A single realisation of OmniPad on a particular machine may in the same manner store multiple WIPs, for different users or the same users, and handle each WIP as here described. No modification of the description below is required, except to set up a process by which a user gains access to the WIP or WIPs for which that user has authorisation, so as to begin work in a chosen WIP. The manner of setting up such a process is well known to those skilled in the art, with the most common being that the user presents a user identity and password. Several alternatives are listed in USPTO filing 60/891,534 “A Method and System for Invitational Recruitment to a Web Site” by the same inventors, hereby incorporated by reference. OmniPad may be operated in at least two modes. Moderated mode gives one identified user certain privileges of final decision. In consensus mode, no individual has overall authority. (Elaborations within the spirit of the present invention whereby one individual has moderator privileges over one section of the document, while another moderates a different section, will be clear to those skilled in the art.)

It is convenient here to introduce some definitions: those applicable to moderated mode, to consensus mode, or to both are marked M, C or MC respectively.

WIP (MC): A Work in Progress, as described above.

Work Group (MC): The set of users who currently have access to a particular WIP.

Document (MC): A WIP contains one or optionally more sections handled as separate document files. Each is given a label that persists through versions: OmniPad treats the document name as an editable aspect of the document, directly comparing to recognise identity of two documents (which thus share a label). Labels propagate, so that if B has enough points of resemblance to A to be classified as a version of A, while C has enough points of resemblance to B to be classified as a version of B, then A and C receive the same label. However, an embodiment may force the creation of a copy with a new label, if for example the users need to create a version rewritten for the South Asian market, without superseding the original for use in North America.

ID (MC): A tag on a document version file that may include the document label, a ‘last-modified’ date and time, the name of the co-author who saved it, in preferred embodiments the name of the WIP it belongs to, and whether it is a moderated mode ‘draft’ (see below).

Modification (MC): OmniPad defines modification separately from the operating system time-stamp (Windows, for example, includes moving an unopened file from one folder to another as ‘modification’, and updates its stamp). Provisionally, a file is marked as modified when it is saved, but OmniPad checks whether differences from a previous version actually exist; if none do, the time-stamp for that version is used. When a collection of documents created outside OmniPad is imported into it as a WIP, if they have pre-existing time-stamps accessible to the import process these are adopted as OmniPad time-stamps. If not, they are all stamped by the time of the collective act that imported them, to avoid spurious distinctions as to which is newer.

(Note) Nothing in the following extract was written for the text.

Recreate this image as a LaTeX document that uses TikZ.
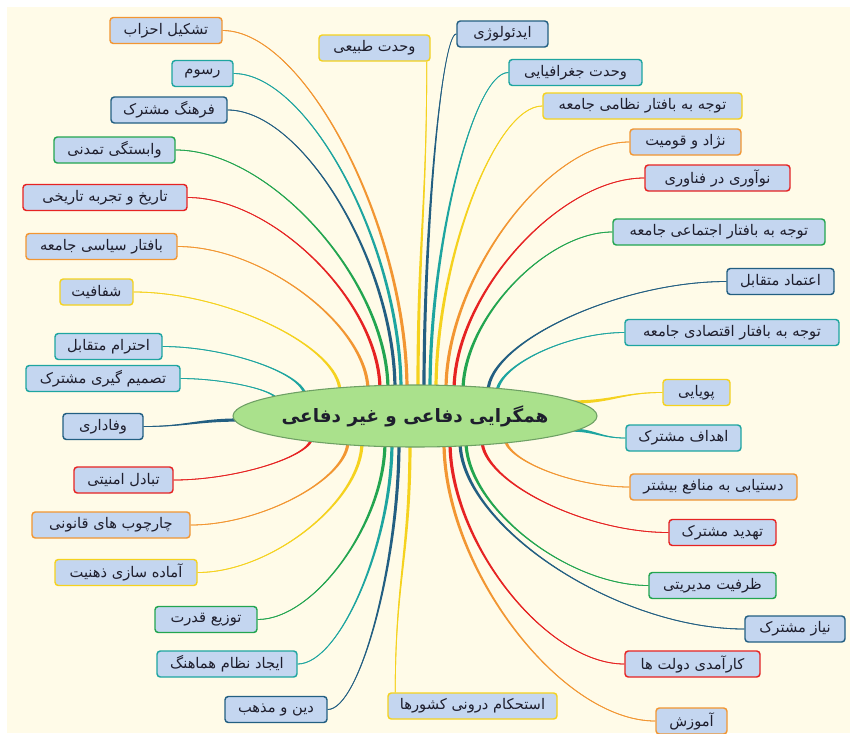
\documentclass[tikz,border=0pt]{standalone}
\usepackage{fontspec}
\usetikzlibrary{calc,shapes.geometric}
\newfontfamily\arabicfont[Script=Arabic]{DejaVu Sans}
\TeXXeTstate=1
\pgfdeclarelayer{back}\pgfdeclarelayer{conn}\pgfsetlayers{back,conn,main}
\definecolor{cOr}{RGB}{242,150,50}
\definecolor{cTe}{RGB}{30,165,160}
\definecolor{cBl}{RGB}{35,95,130}
\definecolor{cGr}{RGB}{35,165,80}
\definecolor{cRe}{RGB}{230,35,35}
\definecolor{cYe}{RGB}{245,210,30}
\definecolor{cream}{RGB}{255,251,232}
\definecolor{boxfill}{RGB}{196,214,240}
\definecolor{hubfill}{RGB}{170,225,140}
\definecolor{hubdraw}{RGB}{110,160,100}
\definecolor{txt}{RGB}{30,30,45}
\newcommand\fa[1]{\beginR#1\endR}
\def\wa{0.3pt}\def\wb{1.2pt}
\newcommand\linkdraw[1]{%
  \fill[#1] ($(S)!\wa!90:(C1)$) .. controls ($(C1)!\wa!-90:(S)$) and ($(C2)!\wb!90:(E)$) .. ($(E)!\wb!-90:(C2)$)
     -- ($(E)!\wb!90:(C2)$) .. controls ($(C2)!\wb!-90:(E)$) and ($(C1)!\wa!90:(S)$) .. ($(S)!\wa!-90:(C1)$) -- cycle;
  \draw[#1, line width=0.6pt] (S) .. controls (C1) and (C2) .. (E);}
\newcommand\linkhv[3]{%
  \path (#2) coordinate (S) (#3) coordinate (E);
  \path ($(S)!0.45!(E)$) coordinate (M1) ($(S)!0.55!(E)$) coordinate (M2);
  \path (M1 |- S) coordinate (C1) (E |- M2) coordinate (C2);
  \linkdraw{#1}}
\newcommand\linkhh[3]{%
  \path (#2) coordinate (S) (#3) coordinate (E);
  \path ($(S)!0.45!(E)$) coordinate (M1) ($(S)!0.55!(E)$) coordinate (M2);
  \path (M1 |- S) coordinate (C1) (M2 |- E) coordinate (C2);
  \linkdraw{#1}}
\newcommand\linkvv[3]{%
  \path (#2) coordinate (S) (#3) coordinate (E);
  \path ($(S)!0.45!(E)$) coordinate (M1) ($(S)!0.55!(E)$) coordinate (M2);
  \path (S |- M1) coordinate (C1) (E |- M2) coordinate (C2);
  \linkdraw{#1}}
\tikzset{
  box/.style 2 args={draw=#1, fill=boxfill, rounded corners=2.5pt, line width=1.1pt,
    minimum width=#2*0.75pt, minimum height=19.5pt, inner sep=0pt, text=txt,
    font=\arabicfont\fontsize{11}{13}\selectfont},
  hub/.style={ellipse, fill=hubfill, draw=hubdraw, line width=0.8pt,
    minimum width=273pt, minimum height=46.5pt, inner sep=0pt, text=txt,
    font=\arabicfont\bfseries\fontsize{13.8}{16}\selectfont}
}
\begin{document}
\begin{tikzpicture}[x=0.75pt,y=-0.75pt]
\useasboundingbox (0,0) rectangle (850,733);
\begin{pgfonlayer}{back}
\fill[white] (0,0) rectangle (850,733);
\fill[cream] (7,7) rectangle (850,733);
\end{pgfonlayer}
% hub
\node[hub] (hub) at (415,416) {\makebox[0pt]{\fa{همگرایی دفاعی و غیر دفاعی}}};
% left boxes
\node[box={cOr}{112}] (n1) at (166,30.5) {\fa{تشکیل احزاب}};
\node[box={cTe}{61}] (n2) at (202.5,73.5) {\fa{رسوم}};
\node[box={cBl}{116}] (n3) at (169,110) {\fa{فرهنگ مشترک}};
\node[box={cGr}{121}] (n4) at (114.5,150) {\fa{وابستگی تمدنی}};
\node[box={cRe}{164}] (n5) at (105,197.5) {\fa{تاریخ و تجربه تاریخی}};
\node[box={cOr}{151}] (n6) at (101.5,246.5) {\fa{بافتار سیاسی جامعه}};
\node[box={cYe}{73}] (n7) at (96.5,292) {\fa{شفافیت}};
\node[box={cTe}{107}] (n8) at (108.5,346.5) {\fa{احترام متقابل}};
\node[box={cTe}{154}] (n9) at (103,378.5) {\fa{تصمیم گیری مشترک}};
\node[box={cBl}{80}] (n10) at (103,426.5) {\fa{وفاداری}};
\node[box={cRe}{99}] (n11) at (123.5,480) {\fa{تبادل امنیتی}};
\node[box={cOr}{158}] (n12) at (111,525) {\fa{چارچوب های قانونی}};
\node[box={cYe}{142}] (n13) at (126,572.5) {\fa{آماده سازی ذهنیت}};
\node[box={cGr}{102}] (n14) at (206,619.5) {\fa{توزیع قدرت}};
\node[box={cTe}{140}] (n15) at (227,664) {\fa{ایجاد نظام هماهنگ}};
\node[box={cBl}{102}] (n16) at (276,709.5) {\fa{دین و مذهب}};
% top and right boxes
\node[box={cYe}{111}] (n17) at (374.5,48) {\fa{وحدت طبیعی}};
\node[box={cBl}{91}] (n18) at (502.5,34) {\fa{ایدئولوژی}};
\node[box={cTe}{133}] (n19) at (575.5,72.5) {\fa{وحدت جغرافیایی}};
\node[box={cYe}{199}] (n20) at (642.5,106) {\fa{توجه به بافتار نظامی جامعه}};
\node[box={cOr}{111}] (n21) at (685.5,142) {\fa{نژاد و قومیت}};
\node[box={cRe}{145}] (n22) at (717.5,178) {\fa{نوآوری در فناوری}};
\node[box={cGr}{212}] (n23) at (719,232) {\fa{توجه به بافتار اجتماعی جامعه}};
\node[box={cBl}{107}] (n24) at (780.5,281.5) {\fa{اعتماد متقابل}};
\node[box={cTe}{214}] (n25) at (732,332.5) {\fa{توجه به بافتار اقتصادی جامعه}};
\node[box={cYe}{67}] (n26) at (696.5,392.5) {\fa{پویایی}};
\node[box={cTe}{115}] (n27) at (683.5,438) {\fa{اهداف مشترک}};
\node[box={cOr}{167}] (n28) at (713.5,487) {\fa{دستیابی به منافع بیشتر}};
\node[box={cRe}{107}] (n29) at (722.5,532.5) {\fa{تهدید مشترک}};
\node[box={cGr}{127}] (n30) at (712.5,585.5) {\fa{ظرفیت مدیریتی}};
\node[box={cBl}{100}] (n31) at (795,629) {\fa{نیاز مشترک}};
\node[box={cRe}{135}] (n32) at (692.5,664) {\fa{کارآمدی دولت ها}};
\node[box={cOr}{71}] (n33) at (691.5,721) {\fa{آموزش}};
\node[box={cYe}{169}] (n34) at (472.5,706) {\fa{استحکام درونی کشورها}};
% connector end points on the hub
\coordinate (e1) at (407,390); \coordinate (e2) at (401,390);
\coordinate (e3) at (395,390); \coordinate (e4) at (388,390);
\coordinate (e5) at (380,390); \coordinate (e6) at (368,391);
\coordinate (e7) at (340,392); \coordinate (e8) at (305,396);
\coordinate (e9) at (277,400); \coordinate (e10) at (240,420);
\coordinate (e11) at (312,437); \coordinate (e12) at (348,441);
\coordinate (e13) at (362,442); \coordinate (e14) at (385,442);
\coordinate (e15) at (392,442); \coordinate (e16) at (399,442);
\coordinate (e17) at (418,390); \coordinate (e18) at (424,390);
\coordinate (e19) at (430,390); \coordinate (e20) at (436,390);
\coordinate (e21) at (446,390); \coordinate (e22) at (454,391);
\coordinate (e23) at (463,391); \coordinate (e24) at (488,392);
\coordinate (e25) at (497,393); \coordinate (e26) at (572,402);
\coordinate (e27) at (570,430); \coordinate (e28) at (505,438);
\coordinate (e29) at (482,440); \coordinate (e30) at (466,441);
\coordinate (e31) at (460,441); \coordinate (e32) at (450,442);
\coordinate (e33) at (444,442); \coordinate (e34) at (410,442);
\coordinate (s17) at ($(n17.south east)+(-4,0)$);
\coordinate (s34) at ($(n34.north west)+(8,0)$);
\begin{pgfonlayer}{conn}
\linkhv{cOr}{n1.east}{e1}
\linkhv{cTe}{n2.east}{e2}
\linkhv{cBl}{n3.east}{e3}
\linkhv{cGr}{n4.east}{e4}
\linkhv{cRe}{n5.east}{e5}
\linkhv{cOr}{n6.east}{e6}
\linkhv{cYe}{n7.east}{e7}
\linkhv{cTe}{n8.east}{e8}
\linkhv{cTe}{n9.east}{e9}
\linkhh{cBl}{n10.east}{e10}
\linkhv{cRe}{n11.east}{e11}
\linkhv{cOr}{n12.east}{e12}
\linkhv{cYe}{n13.east}{e13}
\linkhv{cGr}{n14.east}{e14}
\linkhv{cTe}{n15.east}{e15}
\linkhv{cBl}{n16.east}{e16}
\linkvv{cYe}{s17}{e17}
\linkhv{cBl}{n18.west}{e18}
\linkhv{cTe}{n19.west}{e19}
\linkhv{cYe}{n20.west}{e20}
\linkhv{cOr}{n21.west}{e21}
\linkhv{cRe}{n22.west}{e22}
\linkhv{cGr}{n23.west}{e23}
\linkhv{cBl}{n24.west}{e24}
\linkhv{cTe}{n25.west}{e25}
\linkhh{cYe}{n26.west}{e26}
\linkhh{cTe}{n27.west}{e27}
\linkhv{cOr}{n28.west}{e28}
\linkhv{cRe}{n29.west}{e29}
\linkhv{cGr}{n30.west}{e30}
\linkhv{cBl}{n31.west}{e31}
\linkhv{cRe}{n32.west}{e32}
\linkhv{cOr}{n33.west}{e33}
\linkvv{cYe}{s34}{e34}
\end{pgfonlayer}
\end{tikzpicture}
\end{document}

Moderator (M): A person in charge of a WIP. There is one moderator per WIP in moderated mode, none in consensus mode.

Co-author (MC): Collaborator on the WIP. There can be multiple co-authors on one WIP. A moderator also functions as a co-author.

Draft (M): A document version sent from the moderator to one, to several or to all co-authors. A draft is given an ID that includes the document label, a ‘last-modified’ date and time, the name of the co-author who saved it, in preferred embodiments the name of the WIP it belongs to, and the fact that it is a moderated mode ‘draft’. In the descent tree, described above, it is automatically given direct descent from all leaves extant at the time of issue, irrespective of internal evidence. The Moderator is assumed to have had all of them open. It thus becomes, temporarily or finally, the sole leaf on the descent tree.

Descent tree (MC): The directed graph whose nodes represent versions and whose edges represent the relation of direct descent.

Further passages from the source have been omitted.